Scope we don't claim
VidWork-Bench has four scope limits we document explicitly. Gemini 2.5 Pro returned persistent 503 errors during the evaluation window and is not evaluated. Gemini 2.5 Flash suffered a 30% 503 rate and is reported only on step recognition; its other four axes are blank rather than partial. Claude Opus 4.5 was run at 4 frames per sample instead of 8 due to compute constraints. The repair/manufacturing × 300s cell in the duration grid is empty — long enough repair clips with dense step annotations were not available during curation, so the cell is reported as unpopulated.

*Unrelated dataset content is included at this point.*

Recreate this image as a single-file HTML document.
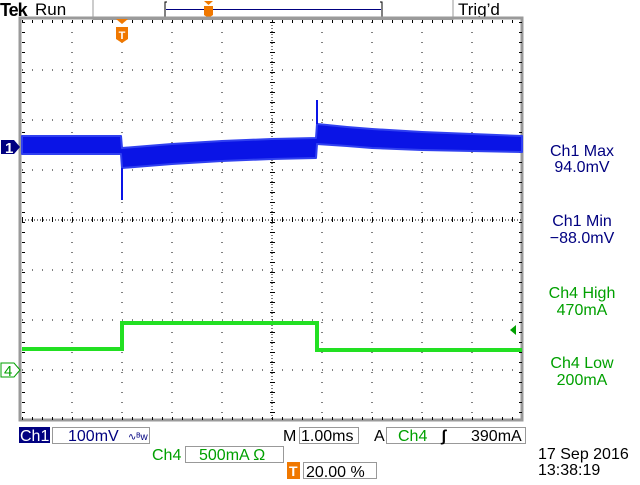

Two caveats affect how the composite ranking should be read. The causal-reasoning and temporal-ordering items are Claude-authored, which likely confers a small within-family advantage on those axes. The adversarial error-detection axis, which contributes most of the Claude-vs-GPT composite gap, is rule-based (perturbed from a correct description along one of eight categories) and is not subject to Claude-authoring bias. Human inter-annotator agreement has not been performed; the reference answers and the key-term-overlap scorer are the only labels. We release the full evaluation corpus, per-cell aggregates, and the single-frame ablation pool so that other labs can reproduce and extend these numbers.